Any hint of a taper will generate some negative market reaction, but how much? This topic is getting old. The market has digested the rate increase during the past several months. If you join in my conclusion that stock gains rest on fundamentals – better earnings and reduced worries – rather than the Fed, then you should not be worried. Once we get past the knee-jerk reaction, the pension fund investors will step in. The market can easily absorb a lower level of Fed purchases, which represent less than 1% of daily trading.

There is a clear distinction between fact and perception.

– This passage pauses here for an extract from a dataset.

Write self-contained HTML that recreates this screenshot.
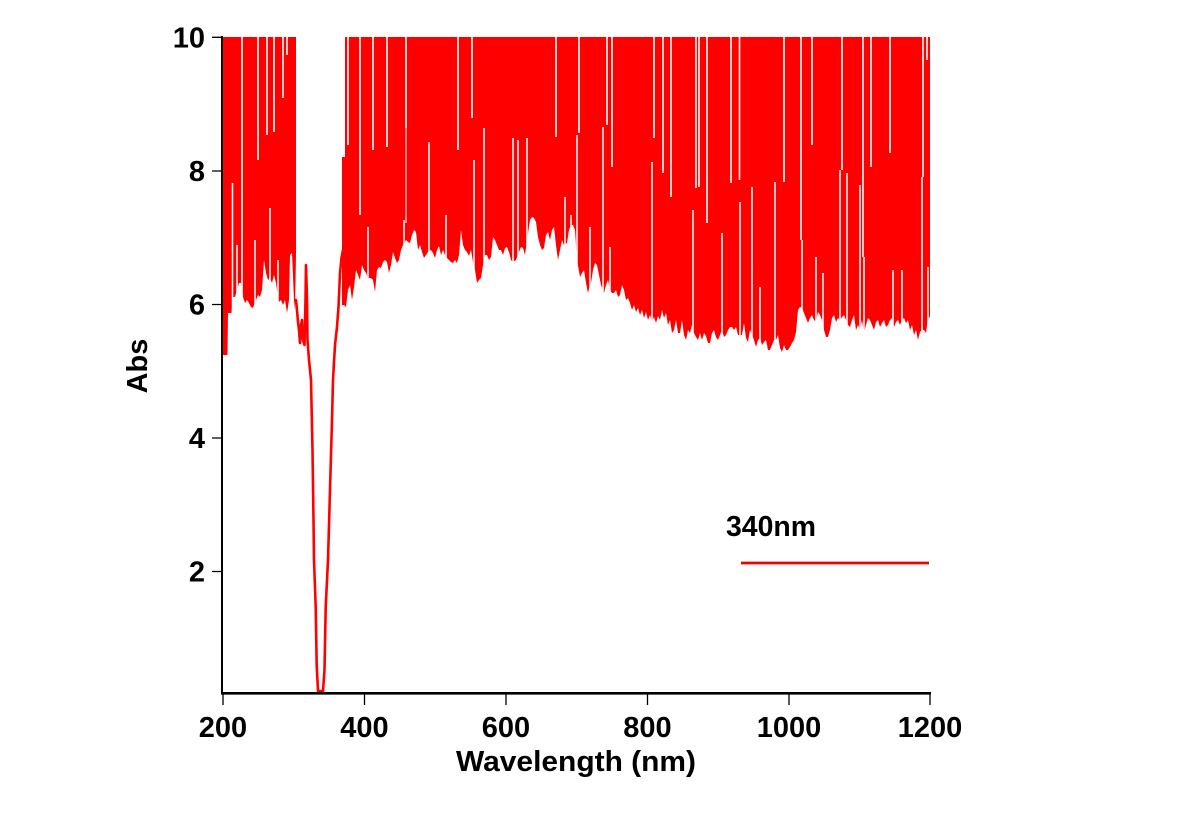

Repeating a theme I have hit repeatedly, Cullen Roche joins in explaining that stocks can do quite well in a period of rising interest rates – at least at current levels.


Chart Problem Answer

The insightful investor knows that Canada is the top trading partner for the US. The original source for the chart was trying to argue a point about protectionism and selected three specific countries. It was not portrayed as the top trading partners.

It is true that China has now edged out Canada on the import front, but that is not what the chart title said. There are many errors like this. Some are accidents because the rush to post and young editors without background. Some have more malicious intent. Whatever the reason, readers need to be careful.